PROBLEM: Copy exactly the lines that run from the top of the listing to the line containing "const fmt = v", both ends included, and omit the pictures.

SUPPLIED INFORMATION:

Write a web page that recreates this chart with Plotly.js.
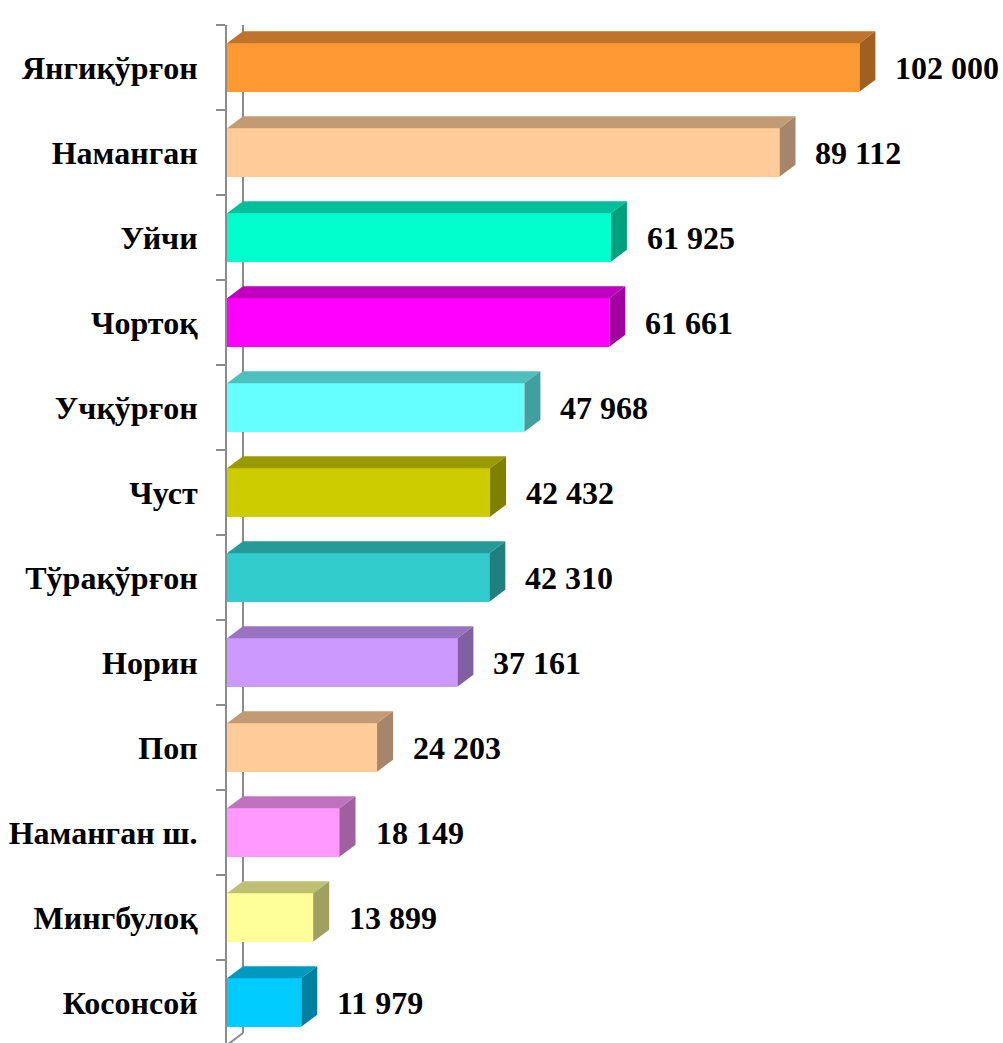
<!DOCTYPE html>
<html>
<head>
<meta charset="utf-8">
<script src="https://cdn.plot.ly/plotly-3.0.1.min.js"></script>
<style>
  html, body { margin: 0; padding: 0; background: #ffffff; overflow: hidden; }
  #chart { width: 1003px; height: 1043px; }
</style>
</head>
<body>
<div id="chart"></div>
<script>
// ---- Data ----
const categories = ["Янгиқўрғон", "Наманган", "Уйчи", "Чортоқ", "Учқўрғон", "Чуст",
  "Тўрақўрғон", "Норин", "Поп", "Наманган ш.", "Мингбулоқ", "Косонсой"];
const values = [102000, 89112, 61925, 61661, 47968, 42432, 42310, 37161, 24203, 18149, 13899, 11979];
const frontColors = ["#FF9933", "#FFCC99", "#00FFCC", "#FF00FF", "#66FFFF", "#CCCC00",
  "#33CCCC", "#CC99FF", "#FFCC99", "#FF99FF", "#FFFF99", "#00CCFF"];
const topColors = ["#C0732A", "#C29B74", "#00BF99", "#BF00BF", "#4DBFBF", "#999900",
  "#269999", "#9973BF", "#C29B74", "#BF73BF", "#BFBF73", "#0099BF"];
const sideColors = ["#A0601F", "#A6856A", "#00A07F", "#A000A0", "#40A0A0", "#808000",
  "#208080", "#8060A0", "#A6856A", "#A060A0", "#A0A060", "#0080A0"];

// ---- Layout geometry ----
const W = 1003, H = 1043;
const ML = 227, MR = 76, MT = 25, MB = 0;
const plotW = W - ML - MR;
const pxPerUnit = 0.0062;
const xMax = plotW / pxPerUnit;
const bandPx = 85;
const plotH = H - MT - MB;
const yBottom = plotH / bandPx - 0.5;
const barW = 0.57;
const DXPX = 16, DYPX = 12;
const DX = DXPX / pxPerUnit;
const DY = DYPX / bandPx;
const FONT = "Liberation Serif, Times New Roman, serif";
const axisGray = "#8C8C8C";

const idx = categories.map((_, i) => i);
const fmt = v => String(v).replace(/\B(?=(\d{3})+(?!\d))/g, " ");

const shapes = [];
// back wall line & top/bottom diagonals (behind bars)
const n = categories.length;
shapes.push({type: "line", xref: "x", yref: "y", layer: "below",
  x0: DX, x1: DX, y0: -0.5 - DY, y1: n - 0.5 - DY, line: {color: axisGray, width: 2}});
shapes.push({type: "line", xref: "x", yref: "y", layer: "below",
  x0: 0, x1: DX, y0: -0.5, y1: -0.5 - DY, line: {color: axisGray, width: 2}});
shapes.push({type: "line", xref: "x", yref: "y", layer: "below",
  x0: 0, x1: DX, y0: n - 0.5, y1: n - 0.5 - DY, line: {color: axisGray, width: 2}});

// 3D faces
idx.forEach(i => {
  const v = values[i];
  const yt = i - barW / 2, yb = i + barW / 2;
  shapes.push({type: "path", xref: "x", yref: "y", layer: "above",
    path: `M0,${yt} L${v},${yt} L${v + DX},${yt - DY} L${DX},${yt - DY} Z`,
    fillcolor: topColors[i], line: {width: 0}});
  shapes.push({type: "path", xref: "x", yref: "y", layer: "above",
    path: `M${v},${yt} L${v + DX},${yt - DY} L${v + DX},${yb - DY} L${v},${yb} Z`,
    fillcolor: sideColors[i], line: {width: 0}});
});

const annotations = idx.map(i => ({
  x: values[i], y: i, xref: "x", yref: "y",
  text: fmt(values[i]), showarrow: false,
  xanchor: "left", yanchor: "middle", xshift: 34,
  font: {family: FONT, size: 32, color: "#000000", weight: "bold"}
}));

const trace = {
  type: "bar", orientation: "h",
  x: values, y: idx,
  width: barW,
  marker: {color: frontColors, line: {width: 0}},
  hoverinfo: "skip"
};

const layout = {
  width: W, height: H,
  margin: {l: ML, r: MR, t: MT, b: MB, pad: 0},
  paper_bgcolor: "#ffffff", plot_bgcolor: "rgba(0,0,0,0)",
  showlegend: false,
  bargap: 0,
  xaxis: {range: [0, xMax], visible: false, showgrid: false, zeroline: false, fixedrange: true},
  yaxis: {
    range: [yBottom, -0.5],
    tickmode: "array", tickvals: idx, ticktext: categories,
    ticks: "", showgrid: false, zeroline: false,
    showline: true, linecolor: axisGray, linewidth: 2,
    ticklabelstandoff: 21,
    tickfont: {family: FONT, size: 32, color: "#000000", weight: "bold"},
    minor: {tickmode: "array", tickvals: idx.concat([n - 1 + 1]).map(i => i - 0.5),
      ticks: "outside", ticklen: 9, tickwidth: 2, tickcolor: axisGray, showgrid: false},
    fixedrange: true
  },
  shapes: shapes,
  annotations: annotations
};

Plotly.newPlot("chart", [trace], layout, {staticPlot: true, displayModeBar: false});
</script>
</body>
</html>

TASK SOLUTION:
Write a web page that recreates this chart with Plotly.js.
<!DOCTYPE html>
<html>
<head>
<meta charset="utf-8">
<script src="https://cdn.plot.ly/plotly-3.0.1.min.js"></script>
<style>
  html, body { margin: 0; padding: 0; background: #ffffff; overflow: hidden; }
  #chart { width: 1003px; height: 1043px; }
</style>
</head>
<body>
<div id="chart"></div>
<script>
// ---- Data ----
const categories = ["Янгиқўрғон", "Наманган", "Уйчи", "Чортоқ", "Учқўрғон", "Чуст",
  "Тўрақўрғон", "Норин", "Поп", "Наманган ш.", "Мингбулоқ", "Косонсой"];
const values = [102000, 89112, 61925, 61661, 47968, 42432, 42310, 37161, 24203, 18149, 13899, 11979];
const frontColors = ["#FF9933", "#FFCC99", "#00FFCC", "#FF00FF", "#66FFFF", "#CCCC00",
  "#33CCCC", "#CC99FF", "#FFCC99", "#FF99FF", "#FFFF99", "#00CCFF"];
const topColors = ["#C0732A", "#C29B74", "#00BF99", "#BF00BF", "#4DBFBF", "#999900",
  "#269999", "#9973BF", "#C29B74", "#BF73BF", "#BFBF73", "#0099BF"];
const sideColors = ["#A0601F", "#A6856A", "#00A07F", "#A000A0", "#40A0A0", "#808000",
  "#208080", "#8060A0", "#A6856A", "#A060A0", "#A0A060", "#0080A0"];

// ---- Layout geometry ----
const W = 1003, H = 1043;
const ML = 227, MR = 76, MT = 25, MB = 0;
const plotW = W - ML - MR;
const pxPerUnit = 0.0062;
const xMax = plotW / pxPerUnit;
const bandPx = 85;
const plotH = H - MT - MB;
const yBottom = plotH / bandPx - 0.5;
const barW = 0.57;
const DXPX = 16, DYPX = 12;
const DX = DXPX / pxPerUnit;
const DY = DYPX / bandPx;
const FONT = "Liberation Serif, Times New Roman, serif";
const axisGray = "#8C8C8C";

const idx = categories.map((_, i) => i);
const fmt = v => String(v).replace(/\B(?=(\d{3})+(?!\d))/g, " ");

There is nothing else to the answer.